Challenge
Transcribe every entry word for word, leaving out all images.

Input data
....................

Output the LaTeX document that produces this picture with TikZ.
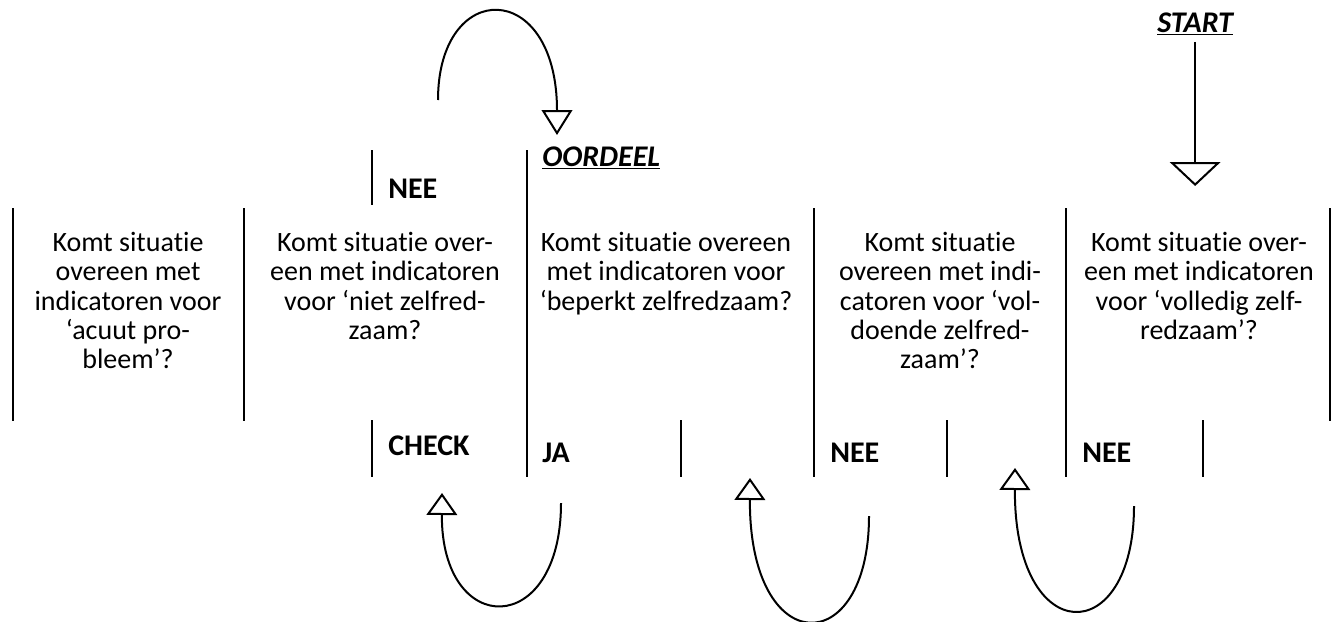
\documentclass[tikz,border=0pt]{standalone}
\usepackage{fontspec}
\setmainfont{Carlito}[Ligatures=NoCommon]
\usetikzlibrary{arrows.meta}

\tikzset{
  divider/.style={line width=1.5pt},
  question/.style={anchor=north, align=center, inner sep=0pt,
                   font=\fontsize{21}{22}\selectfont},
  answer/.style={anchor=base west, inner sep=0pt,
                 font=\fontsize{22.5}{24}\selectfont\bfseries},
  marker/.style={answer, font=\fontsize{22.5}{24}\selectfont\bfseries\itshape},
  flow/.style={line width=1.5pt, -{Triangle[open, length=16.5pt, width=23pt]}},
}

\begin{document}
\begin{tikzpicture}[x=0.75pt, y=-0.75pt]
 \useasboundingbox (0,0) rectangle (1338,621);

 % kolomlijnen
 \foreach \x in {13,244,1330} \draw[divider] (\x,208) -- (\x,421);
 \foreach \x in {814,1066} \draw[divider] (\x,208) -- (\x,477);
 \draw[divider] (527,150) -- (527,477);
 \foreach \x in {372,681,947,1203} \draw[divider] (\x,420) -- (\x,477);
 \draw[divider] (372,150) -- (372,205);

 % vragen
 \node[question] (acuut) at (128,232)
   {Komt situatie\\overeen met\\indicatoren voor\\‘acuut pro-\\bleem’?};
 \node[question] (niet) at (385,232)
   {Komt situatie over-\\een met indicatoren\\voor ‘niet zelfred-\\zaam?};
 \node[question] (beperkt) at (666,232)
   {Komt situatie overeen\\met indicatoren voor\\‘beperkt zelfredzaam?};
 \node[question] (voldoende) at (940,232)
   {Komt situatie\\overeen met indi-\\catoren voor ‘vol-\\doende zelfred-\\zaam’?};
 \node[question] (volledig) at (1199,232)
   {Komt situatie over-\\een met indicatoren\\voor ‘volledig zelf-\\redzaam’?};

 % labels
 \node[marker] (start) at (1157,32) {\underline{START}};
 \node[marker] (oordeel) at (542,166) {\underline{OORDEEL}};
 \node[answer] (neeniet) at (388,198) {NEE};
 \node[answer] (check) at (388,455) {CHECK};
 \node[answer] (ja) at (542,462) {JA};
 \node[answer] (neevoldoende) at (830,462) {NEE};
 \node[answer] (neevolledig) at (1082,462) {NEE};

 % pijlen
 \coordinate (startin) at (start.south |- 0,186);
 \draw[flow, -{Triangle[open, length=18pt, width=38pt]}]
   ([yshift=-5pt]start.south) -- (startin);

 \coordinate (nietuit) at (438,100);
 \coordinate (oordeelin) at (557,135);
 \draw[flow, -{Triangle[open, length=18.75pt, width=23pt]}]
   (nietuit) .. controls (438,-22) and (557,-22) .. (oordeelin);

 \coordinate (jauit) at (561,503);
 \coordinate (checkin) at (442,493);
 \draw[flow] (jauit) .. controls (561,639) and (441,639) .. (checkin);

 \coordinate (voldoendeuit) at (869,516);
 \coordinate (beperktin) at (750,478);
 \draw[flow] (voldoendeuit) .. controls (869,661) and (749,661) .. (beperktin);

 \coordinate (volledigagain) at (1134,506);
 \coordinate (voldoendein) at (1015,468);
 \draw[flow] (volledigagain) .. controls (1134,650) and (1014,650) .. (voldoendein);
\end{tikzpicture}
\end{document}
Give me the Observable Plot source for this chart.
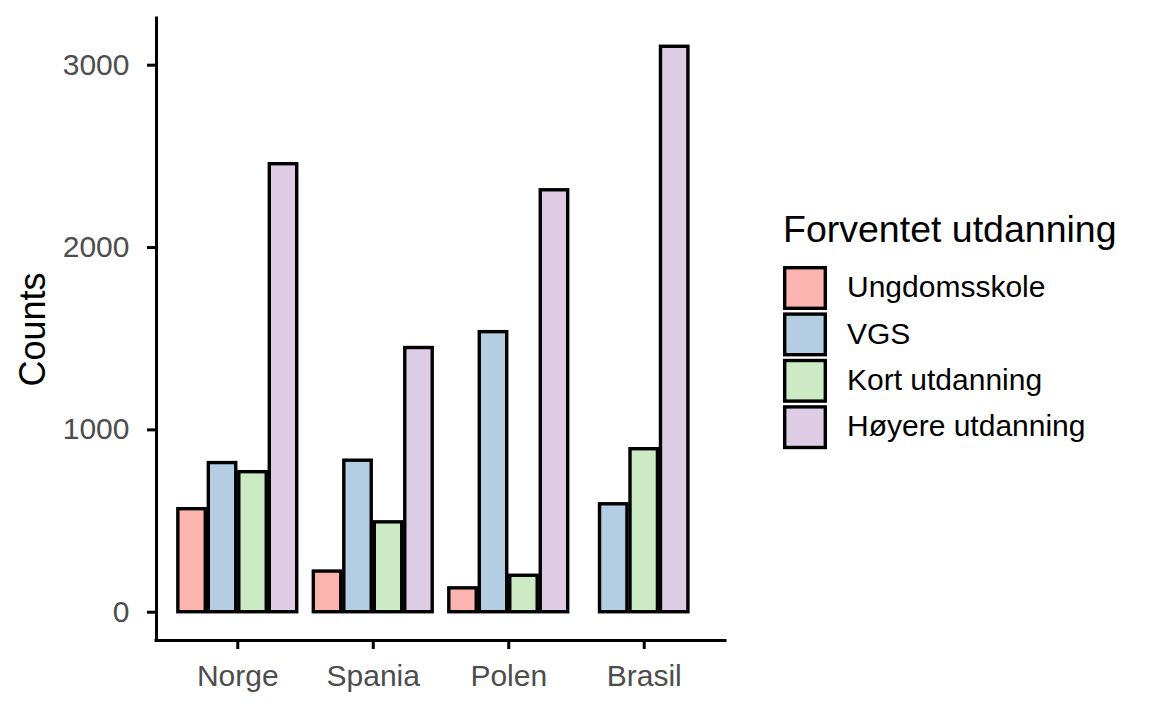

....................

Response below
Output the LaTeX document that produces this picture with TikZ.
\documentclass[tikz,border=0pt]{standalone}
\usepackage{fontspec}
\setmainfont{Carlito}[Ligatures=NoCommon]
\usetikzlibrary{arrows.meta}

\tikzset{
  divider/.style={line width=1.5pt},
  question/.style={anchor=north, align=center, inner sep=0pt,
                   font=\fontsize{21}{22}\selectfont},
  answer/.style={anchor=base west, inner sep=0pt,
                 font=\fontsize{22.5}{24}\selectfont\bfseries},
  marker/.style={answer, font=\fontsize{22.5}{24}\selectfont\bfseries\itshape},
  flow/.style={line width=1.5pt, -{Triangle[open, length=16.5pt, width=23pt]}},
}

\begin{document}
\begin{tikzpicture}[x=0.75pt, y=-0.75pt]
 \useasboundingbox (0,0) rectangle (1338,621);

 % kolomlijnen
 \foreach \x in {13,244,1330} \draw[divider] (\x,208) -- (\x,421);
 \foreach \x in {814,1066} \draw[divider] (\x,208) -- (\x,477);
 \draw[divider] (527,150) -- (527,477);
 \foreach \x in {372,681,947,1203} \draw[divider] (\x,420) -- (\x,477);
 \draw[divider] (372,150) -- (372,205);

 % vragen
 \node[question] (acuut) at (128,232)
   {Komt situatie\\overeen met\\indicatoren voor\\‘acuut pro-\\bleem’?};
 \node[question] (niet) at (385,232)
   {Komt situatie over-\\een met indicatoren\\voor ‘niet zelfred-\\zaam?};
 \node[question] (beperkt) at (666,232)
   {Komt situatie overeen\\met indicatoren voor\\‘beperkt zelfredzaam?};
 \node[question] (voldoende) at (940,232)
   {Komt situatie\\overeen met indi-\\catoren voor ‘vol-\\doende zelfred-\\zaam’?};
 \node[question] (volledig) at (1199,232)
   {Komt situatie over-\\een met indicatoren\\voor ‘volledig zelf-\\redzaam’?};

 % labels
 \node[marker] (start) at (1157,32) {\underline{START}};
 \node[marker] (oordeel) at (542,166) {\underline{OORDEEL}};
 \node[answer] (neeniet) at (388,198) {NEE};
 \node[answer] (check) at (388,455) {CHECK};
 \node[answer] (ja) at (542,462) {JA};
 \node[answer] (neevoldoende) at (830,462) {NEE};
 \node[answer] (neevolledig) at (1082,462) {NEE};

 % pijlen
 \coordinate (startin) at (start.south |- 0,186);
 \draw[flow, -{Triangle[open, length=18pt, width=38pt]}]
   ([yshift=-5pt]start.south) -- (startin);

 \coordinate (nietuit) at (438,100);
 \coordinate (oordeelin) at (557,135);
 \draw[flow, -{Triangle[open, length=18.75pt, width=23pt]}]
   (nietuit) .. controls (438,-22) and (557,-22) .. (oordeelin);

 \coordinate (jauit) at (561,503);
 \coordinate (checkin) at (442,493);
 \draw[flow] (jauit) .. controls (561,639) and (441,639) .. (checkin);

 \coordinate (voldoendeuit) at (869,516);
 \coordinate (beperktin) at (750,478);
 \draw[flow] (voldoendeuit) .. controls (869,661) and (749,661) .. (beperktin);

 \coordinate (volledigagain) at (1134,506);
 \coordinate (voldoendein) at (1015,468);
 \draw[flow] (volledigagain) .. controls (1134,650) and (1014,650) .. (voldoendein);
\end{tikzpicture}
\end{document}
Give me the Observable Plot source for this chart.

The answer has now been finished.